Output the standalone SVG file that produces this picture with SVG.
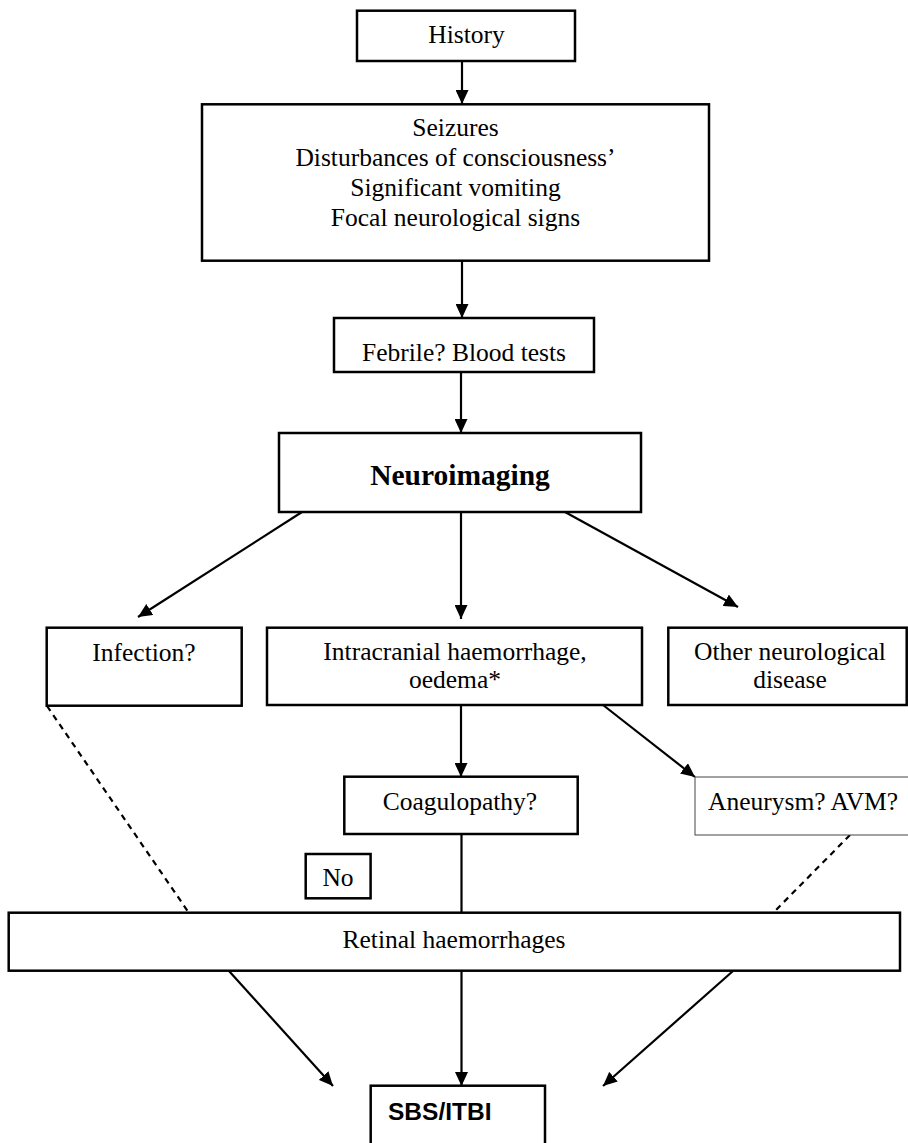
<svg xmlns="http://www.w3.org/2000/svg" width="908" height="1143" viewBox="0 0 908 1143">
<style>
.box{fill:#fff;stroke:#000;stroke-width:2.5}
.thin{fill:#fff;stroke:#444;stroke-width:1}
.t{font-family:"Liberation Serif","Times New Roman",serif;font-size:25.5px;fill:#000;text-anchor:middle}
.b{font-weight:bold;font-size:29.5px}
.s{font-family:"Liberation Sans",Arial,sans-serif;font-weight:bold;font-size:24.5px;fill:#000}
.c{stroke:#000;stroke-width:2.2;fill:none}
.a{marker-end:url(#ah)}
.d{stroke-dasharray:6 5}
</style>
<defs>
<marker id="ah" markerUnits="userSpaceOnUse" markerWidth="14" markerHeight="13" refX="14" refY="6.5" orient="auto">
<path d="M0,0 L14,6.5 L0,13 z" fill="#000"/>
</marker>
</defs>
<rect width="908" height="1143" fill="#fff"/>
<g id="connectors">
<line class="c a" x1="462" y1="61" x2="462" y2="104"/>
<line class="c a" x1="462" y1="261" x2="462" y2="318"/>
<line class="c a" x1="461" y1="372" x2="461" y2="433"/>
<line class="c a" x1="302" y1="512" x2="138" y2="617"/>
<line class="c a" x1="461" y1="512" x2="461" y2="619"/>
<line class="c a" x1="565" y1="512" x2="738" y2="607"/>
<line class="c a" x1="461" y1="705" x2="461" y2="777"/>
<line class="c a" x1="603" y1="705" x2="695" y2="777"/>
<line class="c" x1="461.5" y1="834" x2="461.5" y2="913"/>
<line class="c d" x1="47" y1="706" x2="189" y2="913"/>
<line class="c d" x1="850" y1="835" x2="773" y2="913"/>
<line class="c a" x1="461.5" y1="971" x2="461.5" y2="1086"/>
<line class="c a" x1="229" y1="971" x2="333" y2="1086"/>
<line class="c a" x1="733" y1="971" x2="603" y2="1086"/>
</g>
<g id="history"><rect class="box" x="357" y="10.7" width="218" height="50.3"/><text class="t" x="466.5" y="43">History</text></g>
<g id="symptoms"><rect class="box" x="202" y="104.3" width="507" height="156.4"/>
<text class="t" x="455.5" y="136">Seizures</text>
<text class="t" x="455.5" y="166">Disturbances of consciousness’</text>
<text class="t" x="455.5" y="196">Significant vomiting</text>
<text class="t" x="455.5" y="226">Focal neurological signs</text></g>
<g id="febrile"><rect class="box" x="334" y="318" width="260" height="54"/><text class="t" x="464" y="361">Febrile? Blood tests</text></g>
<g id="neuroimaging"><rect class="box" x="279" y="433" width="362" height="79"/><text class="t b" x="460" y="485">Neuroimaging</text></g>
<g id="infection"><rect class="box" x="46.7" y="627.7" width="195" height="78"/><text class="t" x="144" y="660.7">Infection?</text></g>
<g id="haemorrhage"><rect class="box" x="267" y="627.7" width="375" height="77.3"/><text class="t" x="455" y="660">Intracranial haemorrhage,</text><text class="t" x="455" y="688">oedema*</text></g>
<g id="other"><rect class="box" x="668.3" y="627.7" width="238.4" height="77.3"/><text class="t" x="790" y="660">Other neurological</text><text class="t" x="790" y="688">disease</text></g>
<g id="coagulopathy"><rect class="box" x="344.3" y="776.7" width="233.4" height="57.3"/><text class="t" x="460" y="810">Coagulopathy?</text></g>
<g id="aneurysm"><rect class="thin" x="695" y="777" width="220" height="58"/><text class="t" x="708" y="810" style="text-anchor:start">Aneurysm? AVM?</text></g>
<g id="no"><rect class="box" x="305.7" y="854" width="64.9" height="44.3"/><text class="t" x="338" y="886">No</text></g>
<g id="retinal"><rect class="box" x="8.7" y="912.7" width="891.3" height="58"/><text class="t" x="454" y="948">Retinal haemorrhages</text></g>
<g id="sbs"><rect class="box" x="370.7" y="1085.7" width="174.3" height="70"/><text class="s" x="388" y="1120">SBS/ITBI</text></g>
</svg>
━━━
Task instructions >> Print each line of the material above exactly, with the pictures removed from your copy.

In response >>
Output the standalone SVG file that produces this picture with SVG.
<svg xmlns="http://www.w3.org/2000/svg" width="908" height="1143" viewBox="0 0 908 1143">
<style>
.box{fill:#fff;stroke:#000;stroke-width:2.5}
.thin{fill:#fff;stroke:#444;stroke-width:1}
.t{font-family:"Liberation Serif","Times New Roman",serif;font-size:25.5px;fill:#000;text-anchor:middle}
.b{font-weight:bold;font-size:29.5px}
.s{font-family:"Liberation Sans",Arial,sans-serif;font-weight:bold;font-size:24.5px;fill:#000}
.c{stroke:#000;stroke-width:2.2;fill:none}
.a{marker-end:url(#ah)}
.d{stroke-dasharray:6 5}
</style>
<defs>
<marker id="ah" markerUnits="userSpaceOnUse" markerWidth="14" markerHeight="13" refX="14" refY="6.5" orient="auto">
<path d="M0,0 L14,6.5 L0,13 z" fill="#000"/>
</marker>
</defs>
<rect width="908" height="1143" fill="#fff"/>
<g id="connectors">
<line class="c a" x1="462" y1="61" x2="462" y2="104"/>
<line class="c a" x1="462" y1="261" x2="462" y2="318"/>
<line class="c a" x1="461" y1="372" x2="461" y2="433"/>
<line class="c a" x1="302" y1="512" x2="138" y2="617"/>
<line class="c a" x1="461" y1="512" x2="461" y2="619"/>
<line class="c a" x1="565" y1="512" x2="738" y2="607"/>
<line class="c a" x1="461" y1="705" x2="461" y2="777"/>
<line class="c a" x1="603" y1="705" x2="695" y2="777"/>
<line class="c" x1="461.5" y1="834" x2="461.5" y2="913"/>
<line class="c d" x1="47" y1="706" x2="189" y2="913"/>
<line class="c d" x1="850" y1="835" x2="773" y2="913"/>
<line class="c a" x1="461.5" y1="971" x2="461.5" y2="1086"/>
<line class="c a" x1="229" y1="971" x2="333" y2="1086"/>
<line class="c a" x1="733" y1="971" x2="603" y2="1086"/>
</g>
<g id="history"><rect class="box" x="357" y="10.7" width="218" height="50.3"/><text class="t" x="466.5" y="43">History</text></g>
<g id="symptoms"><rect class="box" x="202" y="104.3" width="507" height="156.4"/>
<text class="t" x="455.5" y="136">Seizures</text>
<text class="t" x="455.5" y="166">Disturbances of consciousness’</text>
<text class="t" x="455.5" y="196">Significant vomiting</text>
<text class="t" x="455.5" y="226">Focal neurological signs</text></g>
<g id="febrile"><rect class="box" x="334" y="318" width="260" height="54"/><text class="t" x="464" y="361">Febrile? Blood tests</text></g>
<g id="neuroimaging"><rect class="box" x="279" y="433" width="362" height="79"/><text class="t b" x="460" y="485">Neuroimaging</text></g>
<g id="infection"><rect class="box" x="46.7" y="627.7" width="195" height="78"/><text class="t" x="144" y="660.7">Infection?</text></g>
<g id="haemorrhage"><rect class="box" x="267" y="627.7" width="375" height="77.3"/><text class="t" x="455" y="660">Intracranial haemorrhage,</text><text class="t" x="455" y="688">oedema*</text></g>
<g id="other"><rect class="box" x="668.3" y="627.7" width="238.4" height="77.3"/><text class="t" x="790" y="660">Other neurological</text><text class="t" x="790" y="688">disease</text></g>
<g id="coagulopathy"><rect class="box" x="344.3" y="776.7" width="233.4" height="57.3"/><text class="t" x="460" y="810">Coagulopathy?</text></g>
<g id="aneurysm"><rect class="thin" x="695" y="777" width="220" height="58"/><text class="t" x="708" y="810" style="text-anchor:start">Aneurysm? AVM?</text></g>
<g id="no"><rect class="box" x="305.7" y="854" width="64.9" height="44.3"/><text class="t" x="338" y="886">No</text></g>
<g id="retinal"><rect class="box" x="8.7" y="912.7" width="891.3" height="58"/><text class="t" x="454" y="948">Retinal haemorrhages</text></g>
<g id="sbs"><rect class="box" x="370.7" y="1085.7" width="174.3" height="70"/><text class="s" x="388" y="1120">SBS/ITBI</text></g>
</svg>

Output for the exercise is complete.